My husband had back to back meetings Sunday afternoon. Knowing I needed to start supper an hour before he came home, I wondered how to fill the first hour. For some time I’ve longed to carve out time to spend with my Lord, praying, reading His Word, being quiet before Him. I turned off my electronic devices, arranged my light by my rocker, and gathered my Bible, journal and prayer journal. I opened my time by singing, “Be Still and Know That I Am God.” Lately, when I’ve found a bible verse that strikes me, I’ve jotted the reference on random pieces of notepaper. I savored each verse, then turned to my prayer journal.
After praying over my list of people concerns, I came to a personal note about my writing. I sat back. “Lord, discouragement, doubt and fear have been chronic battlegrounds for me regarding my writing. I know this isn’t trusting You. Would you help me overcome this discouragement? Help me to be more resilient.”
My husband had preached that morning on Acts 1:1-14. Referring to Jesus’ command to the disciples to go back to Jerusalem and wait till they were clothed with power from on high, Jack said that what we’re doing may definitely be God’s will, but it may not be God’s time. Instead of racing ahead of God and doing things on our timetable and in our strength, we need to wait for His timing. I told the Lord that I was willing to wait for His timing. Meanwhile, as Jack said later in his sermon, I was willing to keep working, waiting with expectation, knowing my God would be faithful to move me forward when He was ready.
Fast forward to the next morning.
The mailbox contained a large manila envelope from a publishing company I’d never heard of. The personal letter told me this company had merged with the company who produced three books of Sunday School curriculum I wrote four years ago. The cover letter told how the company wants to expand and reconnect with previous authors.
I felt the flow of enthusiasm seep through my tired spirit. I looked further through the stack of materials which included several product catalogues. The middle page of one showcased my three books. Beside the picture was a sticker that said the books had been a finalist for a national retailing award. I had no idea!
I’m not sharing this to brag about myself, but to brag on God’s faithfulness. How amazing, how “timely” that this came into my hands the day after I prayed for strength to fight my discouragement. This isn’t the first time by far. So many times, God has brought a nudge into my life and ministry at just the right moment.
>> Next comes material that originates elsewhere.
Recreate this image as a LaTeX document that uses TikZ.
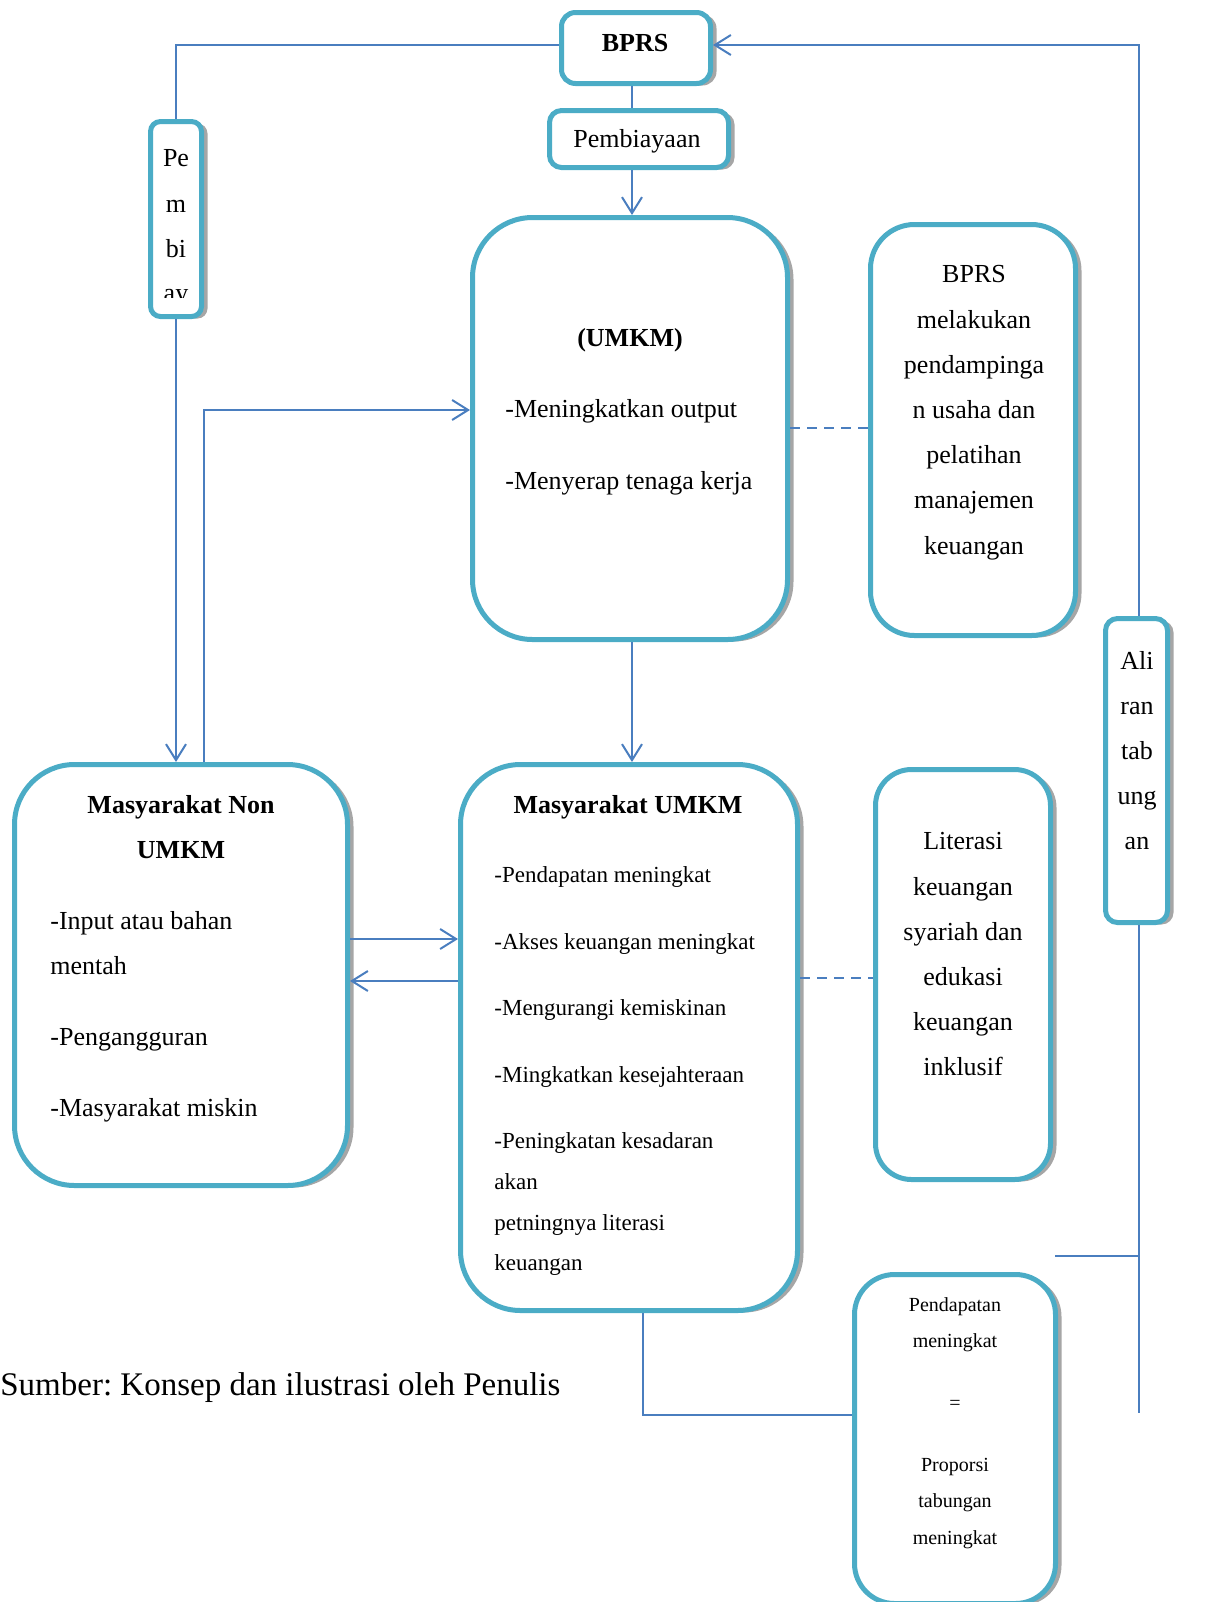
\documentclass[tikz,border=0pt]{standalone}
\usepackage{fontspec}
\setmainfont{Liberation Serif}
\usetikzlibrary{arrows.meta,fit,shadows,calc}
\definecolor{tealbd}{HTML}{4BACC6}
\definecolor{lineblue}{HTML}{4A7EBF}
\newcommand\bx[6]{\node[box, rounded corners=#6, fit={(#2,#3) (#4,#5)}] (#1) {};}
\begin{document}
\begin{tikzpicture}[x=0.5pt,y=-0.5pt,
  box/.style={draw=tealbd, line width=2.5pt, fill=white, inner sep=-1.25pt,
    drop shadow={shadow xshift=3pt,shadow yshift=-1pt,fill=gray!70,opacity=1}},
  conn/.style={draw=lineblue, line width=1pt},
  arr/.style={conn, -{Straight Barb[length=8pt,width=10pt]}},
  dashconn/.style={conn, dash pattern=on 5pt off 3.5pt},
  txt/.style={inner sep=0, font=\fontsize{13}{15}\selectfont, anchor=base},
  txtl/.style={inner sep=0, font=\fontsize{13}{15}\selectfont, anchor=base west},
  smallt/.style={inner sep=0, font=\fontsize{11.5}{14}\selectfont, anchor=base west},
  tinyt/.style={inner sep=0, font=\fontsize{10}{12}\selectfont, anchor=base}]

% boxes
\bx{bprs}{559}{10}{713}{86}{7pt}
\bx{pemb}{547}{108}{731}{170}{6pt}
\bx{pv}{148}{119}{204}{319}{5pt}
\bx{umkm}{470}{215}{790}{642}{30pt}
\bx{bprsr}{868}{222}{1078}{638}{22pt}
\bx{non}{12}{762}{350}{1188}{30pt}
\bx{mumkm}{458}{762}{800}{1313}{30pt}
\bx{lit}{873}{767}{1053}{1182}{18pt}
\bx{aliran}{1103}{616}{1170}{925}{6pt}
\bx{pend}{852}{1272}{1058}{1606}{20pt}

% texts
\node[txt, font=\fontsize{13}{15}\selectfont\bfseries] (tbprs) at (635,51) {BPRS};
\node[txt] (tpemb) at (637,147) {Pembiayaan};
\node[txt, font=\fontsize{13}{15}\selectfont\bfseries] (tumkm) at (630,346) {(UMKM)};
\node[txtl] (tu1) at (505,417) {-Meningkatkan output};
\node[txtl] (tu2) at (505,489) {-Menyerap tenaga kerja};

\foreach \t/\y [count=\i] in {BPRS/282, melakukan/328, pendampinga/373, n usaha dan/418, pelatihan/463, manajemen/508, keuangan/554}
  \node[txt] (br\i) at (974,\y) {\t};

\foreach \t/\y [count=\i] in {Pe/166, m/212, bi/257}
  \node[txt] (pv\i) at (176,\y) {\t};
\begin{scope}
  \clip (150,280) rectangle (202,297);
  \node[txt] (pv4) at (176,301) {ay};
\end{scope}

\node[txt, font=\fontsize{13}{15}\selectfont\bfseries] (nt1) at (181,813) {Masyarakat Non};
\node[txt, font=\fontsize{13}{15}\selectfont\bfseries] (nt2) at (181,858) {UMKM};
\foreach \t/\y [count=\i] in {-Input atau bahan/929, mentah/974, -Pengangguran/1045, -Masyarakat miskin/1116}
  \node[txtl] (ni\i) at (50,\y) {\t};

\node[txt, font=\fontsize{13}{15}\selectfont\bfseries] (mt) at (628,813) {Masyarakat UMKM};
\foreach \t/\y [count=\i] in {-Pendapatan meningkat/882, -Akses keuangan meningkat/949, -Mengurangi kemiskinan/1015, -Mingkatkan kesejahteraan/1082, -Peningkatan kesadaran/1148, akan/1189, petningnya literasi/1230, keuangan/1270}
  \node[smallt] (mi\i) at (494,\y) {\t};

\foreach \t/\y [count=\i] in {Literasi/849, keuangan/895, syariah dan/940, edukasi/985, keuangan/1030, inklusif/1075}
  \node[txt] (li\i) at (963,\y) {\t};

\foreach \t/\y [count=\i] in {Ali/669, ran/714, tab/759, ung/804, an/849}
  \node[txt] (al\i) at (1137,\y) {\t};

\foreach \t/\y [count=\i] in {Pendapatan/1311, meningkat/1347, =/1409, Proporsi/1471, tabungan/1507, meningkat/1544}
  \node[tinyt] (pd\i) at (955,\y) {\t};

\node[inner sep=0, anchor=base west, font=\fontsize{16.5}{18}\selectfont] (sumber) at (0,1395) {\frenchspacing Sumber: Konsep dan ilustrasi oleh Penulis};

% helper coordinates
\coordinate (yl) at (0,45);
\coordinate (xc) at (632,0);
\coordinate (xa) at (204,0);
\coordinate (ya) at (0,410);
\coordinate (yd1) at (0,428);
\coordinate (yr) at (0,939);
\coordinate (yl2) at (0,981);
\coordinate (yd2) at (0,978);
\coordinate (xr) at (1139,0);
\coordinate (ab) at (1139,1413);
\coordinate (s1) at (1055,1256);
\coordinate (s2) at (1139,1256);
\coordinate (xm) at (643,0);
\coordinate (yp) at (0,1415);

% connectors
\draw[conn] (bprs.west |- yl) -| (pv.north);
\draw[conn] (xc |- bprs.south) -- (xc |- pemb.north);
\draw[arr] (xc |- pemb.south) -- (xc |- umkm.north);
\draw[arr] (pv.south) -- (pv.south |- non.north);
\draw[arr] (xa |- non.north) |- (umkm.west |- ya);
\draw[arr] (xc |- umkm.south) -- (xc |- mumkm.north);
\draw[dashconn] (umkm.east |- yd1) -- (bprsr.west |- yd1);
\draw[arr] (non.east |- yr) -- (mumkm.west |- yr);
\draw[arr] (mumkm.west |- yl2) -- (non.east |- yl2);
\draw[dashconn] (mumkm.east |- yd2) -- (lit.west |- yd2);
\draw[arr] (xr |- aliran.north) |- (bprs.east |- yl);
\draw[conn] (xr |- aliran.south) -- (ab);
\draw[conn] (s1) -- (s2);
\draw[conn] (xm |- mumkm.south) |- (pend.west |- yp);

\pgfresetboundingbox
\path[use as bounding box] (0,0) rectangle (1205,1602);
\end{tikzpicture}
\end{document}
I’m praying about this new direction. I don’t know if it will work out or not. The big message I got, though, was that someone found my work worthy, I am doing good work, and I am where God wants me to be. I can live on that encouragement for some time!
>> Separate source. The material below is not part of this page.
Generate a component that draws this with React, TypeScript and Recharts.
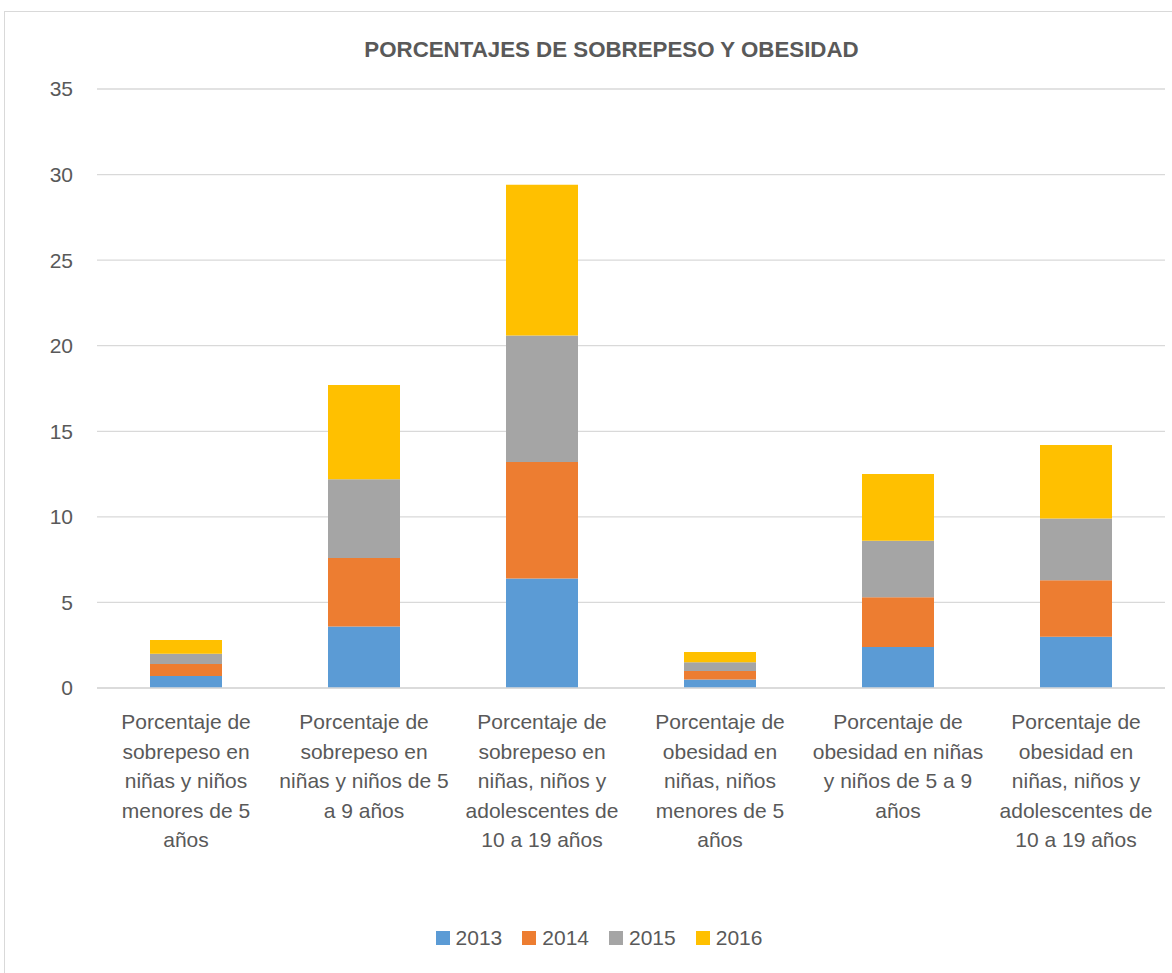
import React from "react";
import { BarChart, Bar, XAxis, YAxis, CartesianGrid } from "recharts";

const categoryLines: string[][] = [
  ["Porcentaje de", "sobrepeso en", "niñas y niños", "menores de 5", "años"],
  ["Porcentaje de", "sobrepeso en", "niñas y niños de 5", "a 9 años"],
  ["Porcentaje de", "sobrepeso en", "niñas, niños y", "adolescentes de", "10 a 19 años"],
  ["Porcentaje de", "obesidad en", "niñas, niños", "menores de 5", "años"],
  ["Porcentaje de", "obesidad en niñas", "y niños de 5 a 9", "años"],
  ["Porcentaje de", "obesidad en", "niñas, niños y", "adolescentes de", "10 a 19 años"],
];

const v2013 = [0.7, 3.6, 6.4, 0.5, 2.4, 3.0];
const v2014 = [0.7, 4.0, 6.8, 0.5, 2.9, 3.3];
const v2015 = [0.6, 4.6, 7.4, 0.5, 3.3, 3.6];
const v2016 = [0.8, 5.5, 8.8, 0.6, 3.9, 4.3];

const yTicks = [0, 5, 10, 15, 20, 25, 30, 35];

const series = [
  { key: "2013", color: "#5b9bd5" },
  { key: "2014", color: "#ed7d31" },
  { key: "2015", color: "#a5a5a5" },
  { key: "2016", color: "#ffc000" },
];

const data = categoryLines.map((lines, i) => ({
  category: lines.join(" "),
  "2013": v2013[i],
  "2014": v2014[i],
  "2015": v2015[i],
  "2016": v2016[i],
}));

const FONT = "'Liberation Sans', Arial, sans-serif";
const TEXT = "#595959";

function CategoryTick({ x, y, index }: { x?: number; y?: number; index?: number }) {
  const lines = categoryLines[index ?? 0] || [];
  return (
    <g transform={`translate(${x},${y})`}>
      {lines.map((line, i) => (
        <text
          key={i}
          x={0}
          y={i * 29.5}
          dy={33}
          textAnchor="middle"
          fill={TEXT}
          fontSize={21}
          fontFamily={FONT}
        >
          {line}
        </text>
      ))}
    </g>
  );
}

export default function App() {
  return (
    <div style={{ position: "absolute", left: 0, top: 0, width: 1172, height: 973, background: "#fff" }}>
      <div
        style={{
          position: "absolute",
          left: 4,
          top: 11,
          width: 1180,
          height: 980,
          border: "1px solid #d9d9d9",
        }}
      />
      <div
        style={{
          position: "absolute",
          left: 0,
          width: 1223,
          top: 37,
          textAlign: "center",
          fontFamily: FONT,
          fontWeight: "bold",
          fontSize: 22.3,
          color: TEXT,
        }}
      >
        PORCENTAJES DE SOBREPESO Y OBESIDAD
      </div>
      <div style={{ position: "absolute", left: 0, top: 0 }}>
        <BarChart
          width={1172}
          height={973}
          data={data}
          margin={{ top: 89, right: 7, bottom: 85, left: 0 }}
          barCategoryGap="30%"
        >
          <CartesianGrid vertical={false} stroke="#d9d9d9" strokeWidth={1.3} />
          <XAxis
            dataKey="category"
            axisLine={{ stroke: "#d9d9d9", strokeWidth: 1.3 }}
            tickLine={false}
            interval={0}
            height={200}
            tick={<CategoryTick />}
          />
          <YAxis
            domain={[0, 35]}
            ticks={yTicks}
            width={97}
            axisLine={false}
            tickLine={false}
            tickMargin={18}
            tick={{ fill: TEXT, fontSize: 21, fontFamily: FONT }}
          />
          {series.map((s) => (
            <Bar
              key={s.key}
              dataKey={s.key}
              stackId="a"
              fill={s.color}
              barSize={72}
              isAnimationActive={false}
            />
          ))}
        </BarChart>
      </div>
      <div
        style={{
          position: "absolute",
          left: 0,
          width: 1198,
          top: 926,
          display: "flex",
          justifyContent: "center",
          gap: 20,
          fontFamily: FONT,
          fontSize: 21,
          color: TEXT,
        }}
      >
        {series.map((s) => (
          <div key={s.key} style={{ display: "flex", alignItems: "center", gap: 6 }}>
            <span style={{ display: "inline-block", width: 14, height: 14, background: s.color }} />
            <span>{s.key}</span>
          </div>
        ))}
      </div>
    </div>
  );
}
If you are praying for the Grace on Parade ministry, that’s my main prayer request for this week. Pray that I will keep finding strength to fight the doubt and discouragement Satan would love to level at me.
What about you? Do you fight discouragement? Fear? Doubt? Plan a sweet hour of prayer and admit it to the Lord. Ask for His help.
Praise: My daughter returned home with not even a tiny mishap. A good sized crew helped her load the trailer here and a dozen people from a church two blocks from her apartment met the moving trailer and had her unload in 20 minutes! Her new job is going well.
Praise: Our local Bible study groups are gearing up to study Max Lucado’s “You’ll Get Through This.” Currently, we have 32 local women studying in small groups and online groups. NOTE: You can be part of the distance online Bible study group. Contact me and I’ll tell you how you can study with us.
Praise: For God’s encouragement and this possible new venture.
Prayer: That I manage my writing time more efficiently.
Prayer: My agent has not been feeling well. Pray for her, will you? And please keep praying for my book proposal she is sending to editors.